Historically however, the Sarabande had a rather provocative and coquettish beginning. It was said to have received its name at Seville from a fiend in the form of a woman. It was a group dance mainly done by women and was considered wild in manner and a highly sexual pantomime in nature, with undulations of the body, massive hip movements, flirtations, indecent song lyrics and women using castanets. When it was introduced to France, the dance included men who would dance it as well. They would occasionally use the tambourine, which was considered effeminate in those days. People who sang it were arrested, lashed and exiled in its younger days.
In the piece, I also looked into the orthodox chant, sung on the 24th of January: Xenia of Rome and Her Two Female Slaves (from the 5th century). In the hinted scents of Bach’s Sarabande you would hear from the beginning and ever so present throughout the piece, is a story behold between Claire and our beloved friend who passed away.
I often wonder about bereavement. When and how it pauses, recharges, morphs and restarts. Along the way, we possibly also hold bereavement reserved for ourselves too.
I am so close to you I am distant, I am so mingled with you I am apart, I am so open I am hidden, I am so strong I totter.
This is a fruit of life to me: intoxicating, in exile and always at home.

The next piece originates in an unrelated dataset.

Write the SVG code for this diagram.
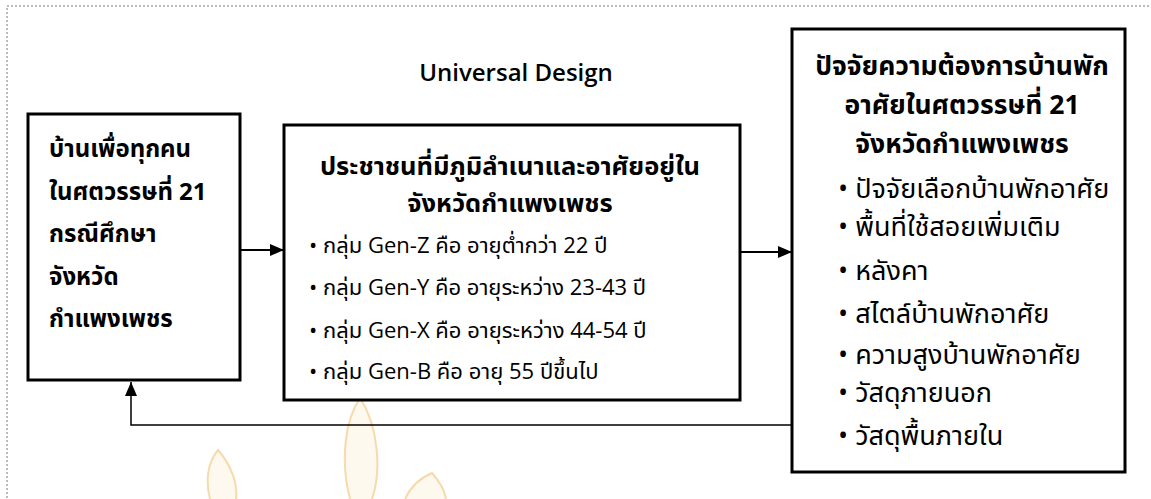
<svg xmlns="http://www.w3.org/2000/svg" width="1151" height="499" viewBox="0 0 1151 499">
<style>
.box{fill:#fff;stroke:#000;stroke-width:3}
.t{font-family:"Open Sans","Noto Sans Thai","Noto Sans","DejaVu Sans",sans-serif;font-size:22px;fill:#000}
.b{font-weight:bold}
.c{text-anchor:middle}
.h1{font-size:24px}
.h2{font-size:25.5px}
.h3{font-size:26.5px}
.l3{font-size:27px}
.ud{font-size:24px;font-weight:600}
.ln{stroke:#000;stroke-width:2.2;fill:none}
.fb{stroke:#000;stroke-width:1.5;fill:none}
.wm{fill:#fbe6c0;fill-opacity:0.25;stroke:#f0bd6e;stroke-width:2;stroke-opacity:0.55}
</style>
<defs>
<marker id="ah" viewBox="0 0 14 12" refX="14" refY="6" markerWidth="14" markerHeight="12" markerUnits="userSpaceOnUse" orient="auto">
<path d="M0,0 L14,6 L0,12 Z" fill="#000"/>
</marker>
</defs>
<rect width="1151" height="499" fill="#fff"/>
<rect x="7" y="6" width="1160" height="520" fill="none" stroke="#777" stroke-width="1" stroke-dasharray="2,2"/>
<g id="watermark">
<path class="wm" d="M350,499 C340,460 345,420 360,398 C378,425 382,470 372,499"/>
<path class="wm" d="M210,499 C205,480 208,462 218,450 C232,466 238,485 236,499"/>
<path class="wm" d="M405,499 C410,488 420,478 432,473 C440,482 445,492 446,499"/>
</g>
<text class="t c ud" x="516" y="81">Universal Design</text>
<g id="connectors">
<line class="ln" x1="241" y1="250" x2="284" y2="250" marker-end="url(#ah)"/>
<line class="ln" x1="741" y1="252" x2="792" y2="252" marker-end="url(#ah)"/>
<polyline class="fb" points="791,425 131,425 131,382" marker-end="url(#ah)"/>
</g>
<g id="node1">
<rect class="box" x="28" y="114" width="212" height="266"/>
<text class="t b h1" x="49" y="157">บ้านเพื่อทุกคน</text>
<text class="t b h1" x="49" y="200">ในศตวรรษที่ 21</text>
<text class="t b h1" x="49" y="242">กรณีศึกษา</text>
<text class="t b h1" x="49" y="285">จังหวัด</text>
<text class="t b h1" x="49" y="327">กำแพงเพชร</text>
</g>
<g id="node2">
<rect class="box" x="284" y="125" width="456" height="275"/>
<text class="t b c h2" x="510" y="175">ประชาชนที่มีภูมิลำเนาและอาศัยอยู่ใน</text>
<text class="t b c h2" x="510" y="212">จังหวัดกำแพงเพชร</text>
<text class="t" x="309" y="253">• กลุ่ม Gen-Z คือ อายุต่ำกว่า 22 ปี</text>
<text class="t" x="309" y="295">• กลุ่ม Gen-Y คือ อายุระหว่าง 23-43 ปี</text>
<text class="t" x="309" y="338">• กลุ่ม Gen-X คือ อายุระหว่าง 44-54 ปี</text>
<text class="t" x="309" y="379">• กลุ่ม Gen-B คือ อายุ 55 ปีขึ้นไป</text>
</g>
<g id="node3">
<rect class="box" x="792" y="29" width="333" height="443"/>
<text class="t b c h3" x="962" y="75">ปัจจัยความต้องการบ้านพัก</text>
<text class="t b c h3" x="962" y="114">อาศัยในศตวรรษที่ 21</text>
<text class="t b c h3" x="962" y="153">จังหวัดกำแพงเพชร</text>
<text class="t l3" x="838" y="198">• ปัจจัยเลือกบ้านพักอาศัย</text>
<text class="t l3" x="838" y="236">• พื้นที่ใช้สอยเพิ่มเติม</text>
<text class="t l3" x="838" y="280">• หลังคา</text>
<text class="t l3" x="838" y="323">• สไตล์บ้านพักอาศัย</text>
<text class="t l3" x="838" y="364">• ความสูงบ้านพักอาศัย</text>
<text class="t l3" x="838" y="402">• วัสดุภายนอก</text>
<text class="t l3" x="838" y="445">• วัสดุพื้นภายใน</text>
</g>
</svg>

In memoriam of Elise Mann.
Pan is an evening-length musical drama for flute, live electronics and a large ensemble of community performers. It tells the story of the mythological goat-god Pan (one of only two Greek deities said to have been put to death) in a series of staged episodes exploring the contradictions and betrayals in Pan’s relationships. Members of the community in which the work is performed are collaborators alongside flutist Claire Chase, director Douglas Fitch and sound engineer Levy Lorenzo. Tonight’s performance is a concert presentation of three musical excerpts from the larger work: Death of Pan, Echo and Soliloquy.